Kimberly Blaker, contributing writer 



We know veggies are vital to our (and our kids’) health, whether we like them or not. But do you know that not all vegetables are created equal? Each one has a unique combination of nutrients and benefits — some, in particular, though, are powerhouse sources of nutrition.

If you or your kids aren’t vegetable fans, that’s all the more reason to try a wider variety. There are bound to be a couple of veggies your family will dig if they’re prepared just right. If those vegetables you learn to love happen to be some of these all- stars, all the better.

This winter squash is loaded with vitamin A, in fact, four times the recommended daily allowance (RDA). It also contains double the RDA of vitamin C and packs more potassium than a banana.

How to eat it: To turn your family into butternut squash fans, first, cut it in half, and remove all the seeds. Then fill a glass baking dish about 3/4″ high with water, place the pieces of squash with the skin facing up, and bake at 400 degrees for one hour. Allow the squash to cool enough to handle it, then scoop it out of the peel and top it with butter. If that doesn’t suffice, try adding a touch of brown sugar.

This dark green leaf packs 684% of the RDA of vitamin K and well over the RDA of vitamins A and B6.

How to eat it: Add a kale mix to the lettuce if your family likes salad. If you’re not salad eaters, kale makes a great addition to smoothies.

Vitamins A, B5, B6, riboflavin, thiamin, niacin, and carotenoids are their nutritional makeup.

How to eat it: The good news is, Thanksgiving isn’t the only time to eat sweet potatoes. They make yummy french fries, which can even be baked rather than fried. Look for one of the many baked sweet potato fry recipes available online.
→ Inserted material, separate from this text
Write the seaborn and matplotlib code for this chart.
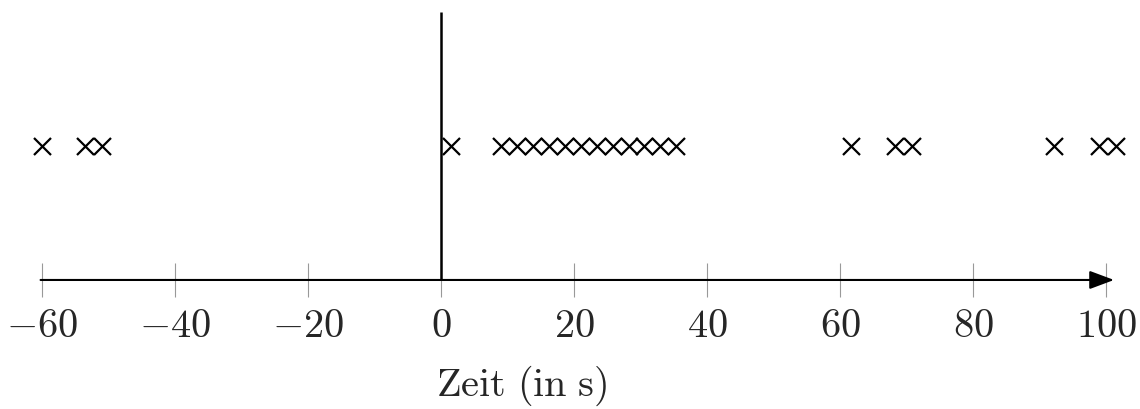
import numpy as np
import pandas as pd
import seaborn as sns
import matplotlib
matplotlib.use('Agg')
from matplotlib import pyplot as plt

# event times (s)
zeit = [-60.0, -53.5, -51.0,
        1.5, 9.0, 11.4, 13.8, 16.2, 18.6, 21.0, 23.4, 25.8, 28.2, 30.6, 33.0, 35.4,
        61.6, 68.3, 70.8,
        92.2, 98.9, 101.5]
ticks = [-60, -40, -20, 0, 20, 40, 60, 80, 100]

df = pd.DataFrame({'zeit': zeit, 'y': 1.0})

sns.set_theme(style='white')
plt.rcParams['mathtext.fontset'] = 'cm'

fig = plt.figure(figsize=(11.4, 4.1), dpi=100)
ax = fig.add_axes([0, 0, 1, 1])

sns.scatterplot(data=df, x='zeit', y='y', marker='x', s=150, color='black',
                linewidth=1.6, ax=ax, legend=False)

# axes drawn by hand: arrow along time, vertical line at zero
ax.annotate('', xy=(101.2, 0), xytext=(-60.2, 0),
            arrowprops=dict(arrowstyle='-|>,head_length=0.75,head_width=0.28',
                            color='black', lw=1.5, mutation_scale=20,
                            shrinkA=0, shrinkB=0))
ax.vlines(0, 0, 2.0, color='black', lw=1.8)

ax.set_xlim(-66.3, 105.1)
ax.set_ylim(-0.963, 2.097)
for s in ax.spines.values():
    s.set_visible(False)
ax.spines['bottom'].set_position(('data', 0))
ax.set_xticks(ticks)
ax.set_xticklabels([r'$%d$' % t for t in ticks])
ax.set_yticks([])
ax.tick_params(axis='x', direction='inout', length=24, width=0.8, color='0.6',
               labelsize=29, pad=6, bottom=True)
ax.set_xlabel('')
ax.set_ylabel('')
ax.text(12.2, -0.78, r'$\mathrm{Zeit\ (in\ s)}$', fontsize=29, ha='center', va='center')

fig.savefig('out.png', dpi=100)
These contain a long list of nutrients. Of particular note, peas are very high in vitamins B1, C, and K, manganese, copper, phosphorus, and folate.

How to eat it: Fortunately, peas are one vegetable most kids and adults will eat. Add peas to a variety of soups, stews, and casseroles. Another tasty option is to add them to macaroni and cheese.

Red, orange, yellow, and green bell peppers are all nutritious, whatever the color. All are high in vitamin C, with red bell peppers containing 169% of the RDA. Also, bell peppers are high in vitamin A and carry many other nutrients.

How to eat it: Do your kids live by the motto, “everything tastes better with ranch?” If so, try bell pepper slices for dipping. Bell peppers are also great on pizza and sautéed to go atop hot sandwiches.

This veggie is noted for vitamins K and C, but brussels sprouts also provide numerous other nutrients in decent amounts.

How to eat it: Cut them in half, then stir-fry them in sesame oil with other vegetables. Another trick is to roast them with olive oil and salt.

Folic acid is what asparagus is especially noted for because it contains 60% of the RDA. But asparagus also includes a healthy amount of vitamins K and C, as well as several other essential nutrients.

How to eat it: Grilled asparagus is a tasty side. Before grilling, brush the asparagus lightly with olive oil, then add salt and pepper. Place the spears on the grill for 10 minutes, turn them, then give them a few more minutes until they’re lightly blackened.

Now here’s an impressive number: Spinach contains 987% of the RDA of vitamin K. Spinach is also an excellent source of vitamin A, manganese, folate, magnesium, iron, copper, and several other nutrients.

How to eat it: You can add spinach to smoothies and pizza. Spinach quiche and spinach pie are also dishes many kids love.

Here’s another vegetable that’s a rich source of vitamin K, packing 245% of the RDA. Broccoli also exceeds the RDA for vitamin C and is an excellent source of chromium, folate, and fiber.

How to eat it: Mix broccoli into almost any cheesy dish. Broccoli cheese soup, broccoli smothered in cheese, and other cheesy pasta dishes with broccoli added are good options.

Although not a powerhouse of any particular vitamin or mineral, avocado still carries an adequate amount. Particularly notable is that avocado is an excellent source of polyunsaturated and monounsaturated fat, which are healthy fats.

How to eat it: Guacamole is an all-time favorite. Avocado is also yummy mixed with egg salad or a tossed salad.

Pumpkin is an outstanding source of vitamin A, containing 2 1⁄2 times the RDA, not to mention a fair amount of a host of other vitamins and minerals.

How to eat it: Numerous desserts can be made from pumpkin. So the next time you’re in the mood to bake, make something with some added nutritional value. Try making pumpkin pie, bread, cookies, or cheesecake.

Also known as spring onions, scallions pack 172% of the RDA of vitamin K. They’re also known for their antioxidants and are a good source of vitamin A.

How to eat it: Scallions can be grilled just like asparagus. Brush them with oil, add salt and pepper, then toss them on the grill until lightly browned. For a special treat, wrap them in bacon.